(Problem details)
Write out the whole listing again, exactly.

(Dataset section)
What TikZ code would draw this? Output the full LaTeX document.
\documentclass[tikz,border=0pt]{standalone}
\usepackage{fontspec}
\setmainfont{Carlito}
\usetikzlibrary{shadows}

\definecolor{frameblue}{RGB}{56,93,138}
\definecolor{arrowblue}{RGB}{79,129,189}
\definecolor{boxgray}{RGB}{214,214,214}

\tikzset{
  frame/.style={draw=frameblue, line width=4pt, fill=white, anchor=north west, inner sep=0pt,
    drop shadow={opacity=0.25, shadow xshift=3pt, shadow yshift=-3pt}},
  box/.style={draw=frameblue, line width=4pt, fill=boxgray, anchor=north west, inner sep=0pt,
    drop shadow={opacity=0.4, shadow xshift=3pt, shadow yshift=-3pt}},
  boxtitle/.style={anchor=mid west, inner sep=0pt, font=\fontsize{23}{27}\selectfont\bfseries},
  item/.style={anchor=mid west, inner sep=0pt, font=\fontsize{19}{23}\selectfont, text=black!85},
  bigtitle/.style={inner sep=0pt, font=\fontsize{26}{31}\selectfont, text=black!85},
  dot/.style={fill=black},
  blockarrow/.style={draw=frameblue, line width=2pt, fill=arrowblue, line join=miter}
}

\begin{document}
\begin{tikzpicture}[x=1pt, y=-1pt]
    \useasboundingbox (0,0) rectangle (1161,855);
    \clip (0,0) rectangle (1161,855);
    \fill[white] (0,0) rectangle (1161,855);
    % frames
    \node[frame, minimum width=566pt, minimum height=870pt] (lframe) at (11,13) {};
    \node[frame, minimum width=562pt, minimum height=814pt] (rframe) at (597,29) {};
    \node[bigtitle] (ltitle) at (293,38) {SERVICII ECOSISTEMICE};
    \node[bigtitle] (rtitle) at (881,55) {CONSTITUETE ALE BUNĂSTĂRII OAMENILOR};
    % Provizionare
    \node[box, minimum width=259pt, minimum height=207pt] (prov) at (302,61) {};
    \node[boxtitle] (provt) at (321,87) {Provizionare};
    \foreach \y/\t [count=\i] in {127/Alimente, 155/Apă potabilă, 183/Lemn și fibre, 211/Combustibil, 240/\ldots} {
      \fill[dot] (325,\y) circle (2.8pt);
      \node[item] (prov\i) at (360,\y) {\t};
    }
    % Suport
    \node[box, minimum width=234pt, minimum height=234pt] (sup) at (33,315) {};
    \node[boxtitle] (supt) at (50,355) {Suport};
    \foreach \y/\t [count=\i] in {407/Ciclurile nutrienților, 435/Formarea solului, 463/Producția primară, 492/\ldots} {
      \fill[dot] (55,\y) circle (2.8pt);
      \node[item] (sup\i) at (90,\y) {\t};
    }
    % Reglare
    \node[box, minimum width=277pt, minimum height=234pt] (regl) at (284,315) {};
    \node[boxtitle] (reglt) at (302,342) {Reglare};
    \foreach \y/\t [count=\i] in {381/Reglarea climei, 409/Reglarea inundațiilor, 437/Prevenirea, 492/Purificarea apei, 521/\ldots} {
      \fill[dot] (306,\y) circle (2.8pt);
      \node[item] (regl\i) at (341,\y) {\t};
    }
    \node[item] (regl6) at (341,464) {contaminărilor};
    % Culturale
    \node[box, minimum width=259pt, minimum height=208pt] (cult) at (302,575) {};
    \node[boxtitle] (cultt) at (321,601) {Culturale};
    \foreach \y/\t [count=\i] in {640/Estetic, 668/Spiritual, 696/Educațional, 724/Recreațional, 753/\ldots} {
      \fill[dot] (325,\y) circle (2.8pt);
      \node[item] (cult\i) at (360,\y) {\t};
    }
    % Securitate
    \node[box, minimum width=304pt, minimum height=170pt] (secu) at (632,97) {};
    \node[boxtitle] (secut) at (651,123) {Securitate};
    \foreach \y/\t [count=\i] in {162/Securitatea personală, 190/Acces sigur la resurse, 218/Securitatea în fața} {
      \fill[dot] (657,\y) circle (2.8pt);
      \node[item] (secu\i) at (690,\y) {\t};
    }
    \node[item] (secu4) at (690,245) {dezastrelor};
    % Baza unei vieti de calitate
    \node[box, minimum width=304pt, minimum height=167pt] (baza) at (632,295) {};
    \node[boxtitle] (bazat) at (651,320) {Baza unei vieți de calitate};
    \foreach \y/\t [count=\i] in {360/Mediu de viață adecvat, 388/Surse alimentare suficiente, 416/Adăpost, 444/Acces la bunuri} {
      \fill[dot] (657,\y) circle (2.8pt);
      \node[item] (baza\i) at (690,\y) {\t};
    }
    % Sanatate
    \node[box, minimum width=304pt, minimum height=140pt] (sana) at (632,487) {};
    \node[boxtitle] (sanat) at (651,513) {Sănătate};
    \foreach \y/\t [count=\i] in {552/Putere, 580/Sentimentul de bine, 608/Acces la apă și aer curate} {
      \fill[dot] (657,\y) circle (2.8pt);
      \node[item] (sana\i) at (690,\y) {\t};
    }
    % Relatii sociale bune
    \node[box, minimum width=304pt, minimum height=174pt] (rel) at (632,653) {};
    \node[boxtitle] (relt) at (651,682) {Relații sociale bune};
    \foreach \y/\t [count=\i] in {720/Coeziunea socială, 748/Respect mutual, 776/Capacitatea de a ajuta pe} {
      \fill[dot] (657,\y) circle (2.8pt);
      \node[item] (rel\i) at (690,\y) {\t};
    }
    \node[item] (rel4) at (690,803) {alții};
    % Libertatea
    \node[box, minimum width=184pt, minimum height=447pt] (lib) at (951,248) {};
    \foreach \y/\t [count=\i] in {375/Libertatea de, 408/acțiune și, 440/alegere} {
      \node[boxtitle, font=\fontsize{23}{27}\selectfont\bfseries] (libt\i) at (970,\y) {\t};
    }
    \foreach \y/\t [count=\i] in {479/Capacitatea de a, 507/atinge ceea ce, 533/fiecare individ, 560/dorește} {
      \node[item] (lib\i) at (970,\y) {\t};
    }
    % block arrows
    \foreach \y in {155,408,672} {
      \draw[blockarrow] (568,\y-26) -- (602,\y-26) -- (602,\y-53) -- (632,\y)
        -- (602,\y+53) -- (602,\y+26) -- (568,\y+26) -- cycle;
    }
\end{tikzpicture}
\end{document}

(Result of this task)
What TikZ code would draw this? Output the full LaTeX document.
\documentclass[tikz,border=0pt]{standalone}
\usepackage{fontspec}
\setmainfont{Carlito}
\usetikzlibrary{shadows}

\definecolor{frameblue}{RGB}{56,93,138}
\definecolor{arrowblue}{RGB}{79,129,189}
\definecolor{boxgray}{RGB}{214,214,214}

\tikzset{
  frame/.style={draw=frameblue, line width=4pt, fill=white, anchor=north west, inner sep=0pt,
    drop shadow={opacity=0.25, shadow xshift=3pt, shadow yshift=-3pt}},
  box/.style={draw=frameblue, line width=4pt, fill=boxgray, anchor=north west, inner sep=0pt,
    drop shadow={opacity=0.4, shadow xshift=3pt, shadow yshift=-3pt}},
  boxtitle/.style={anchor=mid west, inner sep=0pt, font=\fontsize{23}{27}\selectfont\bfseries},
  item/.style={anchor=mid west, inner sep=0pt, font=\fontsize{19}{23}\selectfont, text=black!85},
  bigtitle/.style={inner sep=0pt, font=\fontsize{26}{31}\selectfont, text=black!85},
  dot/.style={fill=black},
  blockarrow/.style={draw=frameblue, line width=2pt, fill=arrowblue, line join=miter}
}

\begin{document}
\begin{tikzpicture}[x=1pt, y=-1pt]
    \useasboundingbox (0,0) rectangle (1161,855);
    \clip (0,0) rectangle (1161,855);
    \fill[white] (0,0) rectangle (1161,855);
    % frames
    \node[frame, minimum width=566pt, minimum height=870pt] (lframe) at (11,13) {};
    \node[frame, minimum width=562pt, minimum height=814pt] (rframe) at (597,29) {};
    \node[bigtitle] (ltitle) at (293,38) {SERVICII ECOSISTEMICE};
    \node[bigtitle] (rtitle) at (881,55) {CONSTITUETE ALE BUNĂSTĂRII OAMENILOR};
    % Provizionare
    \node[box, minimum width=259pt, minimum height=207pt] (prov) at (302,61) {};
    \node[boxtitle] (provt) at (321,87) {Provizionare};
    \foreach \y/\t [count=\i] in {127/Alimente, 155/Apă potabilă, 183/Lemn și fibre, 211/Combustibil, 240/\ldots} {
      \fill[dot] (325,\y) circle (2.8pt);
      \node[item] (prov\i) at (360,\y) {\t};
    }
    % Suport
    \node[box, minimum width=234pt, minimum height=234pt] (sup) at (33,315) {};
    \node[boxtitle] (supt) at (50,355) {Suport};
    \foreach \y/\t [count=\i] in {407/Ciclurile nutrienților, 435/Formarea solului, 463/Producția primară, 492/\ldots} {
      \fill[dot] (55,\y) circle (2.8pt);
      \node[item] (sup\i) at (90,\y) {\t};
    }
    % Reglare
    \node[box, minimum width=277pt, minimum height=234pt] (regl) at (284,315) {};
    \node[boxtitle] (reglt) at (302,342) {Reglare};
    \foreach \y/\t [count=\i] in {381/Reglarea climei, 409/Reglarea inundațiilor, 437/Prevenirea, 492/Purificarea apei, 521/\ldots} {
      \fill[dot] (306,\y) circle (2.8pt);
      \node[item] (regl\i) at (341,\y) {\t};
    }
    \node[item] (regl6) at (341,464) {contaminărilor};
    % Culturale
    \node[box, minimum width=259pt, minimum height=208pt] (cult) at (302,575) {};
    \node[boxtitle] (cultt) at (321,601) {Culturale};
    \foreach \y/\t [count=\i] in {640/Estetic, 668/Spiritual, 696/Educațional, 724/Recreațional, 753/\ldots} {
      \fill[dot] (325,\y) circle (2.8pt);
      \node[item] (cult\i) at (360,\y) {\t};
    }
    % Securitate
    \node[box, minimum width=304pt, minimum height=170pt] (secu) at (632,97) {};
    \node[boxtitle] (secut) at (651,123) {Securitate};
    \foreach \y/\t [count=\i] in {162/Securitatea personală, 190/Acces sigur la resurse, 218/Securitatea în fața} {
      \fill[dot] (657,\y) circle (2.8pt);
      \node[item] (secu\i) at (690,\y) {\t};
    }
    \node[item] (secu4) at (690,245) {dezastrelor};
    % Baza unei vieti de calitate
    \node[box, minimum width=304pt, minimum height=167pt] (baza) at (632,295) {};
    \node[boxtitle] (bazat) at (651,320) {Baza unei vieți de calitate};
    \foreach \y/\t [count=\i] in {360/Mediu de viață adecvat, 388/Surse alimentare suficiente, 416/Adăpost, 444/Acces la bunuri} {
      \fill[dot] (657,\y) circle (2.8pt);
      \node[item] (baza\i) at (690,\y) {\t};
    }
    % Sanatate
    \node[box, minimum width=304pt, minimum height=140pt] (sana) at (632,487) {};
    \node[boxtitle] (sanat) at (651,513) {Sănătate};
    \foreach \y/\t [count=\i] in {552/Putere, 580/Sentimentul de bine, 608/Acces la apă și aer curate} {
      \fill[dot] (657,\y) circle (2.8pt);
      \node[item] (sana\i) at (690,\y) {\t};
    }
    % Relatii sociale bune
    \node[box, minimum width=304pt, minimum height=174pt] (rel) at (632,653) {};
    \node[boxtitle] (relt) at (651,682) {Relații sociale bune};
    \foreach \y/\t [count=\i] in {720/Coeziunea socială, 748/Respect mutual, 776/Capacitatea de a ajuta pe} {
      \fill[dot] (657,\y) circle (2.8pt);
      \node[item] (rel\i) at (690,\y) {\t};
    }
    \node[item] (rel4) at (690,803) {alții};
    % Libertatea
    \node[box, minimum width=184pt, minimum height=447pt] (lib) at (951,248) {};
    \foreach \y/\t [count=\i] in {375/Libertatea de, 408/acțiune și, 440/alegere} {
      \node[boxtitle, font=\fontsize{23}{27}\selectfont\bfseries] (libt\i) at (970,\y) {\t};
    }
    \foreach \y/\t [count=\i] in {479/Capacitatea de a, 507/atinge ceea ce, 533/fiecare individ, 560/dorește} {
      \node[item] (lib\i) at (970,\y) {\t};
    }
    % block arrows
    \foreach \y in {155,408,672} {
      \draw[blockarrow] (568,\y-26) -- (602,\y-26) -- (602,\y-53) -- (632,\y)
        -- (602,\y+53) -- (602,\y+26) -- (568,\y+26) -- cycle;
    }
\end{tikzpicture}
\end{document}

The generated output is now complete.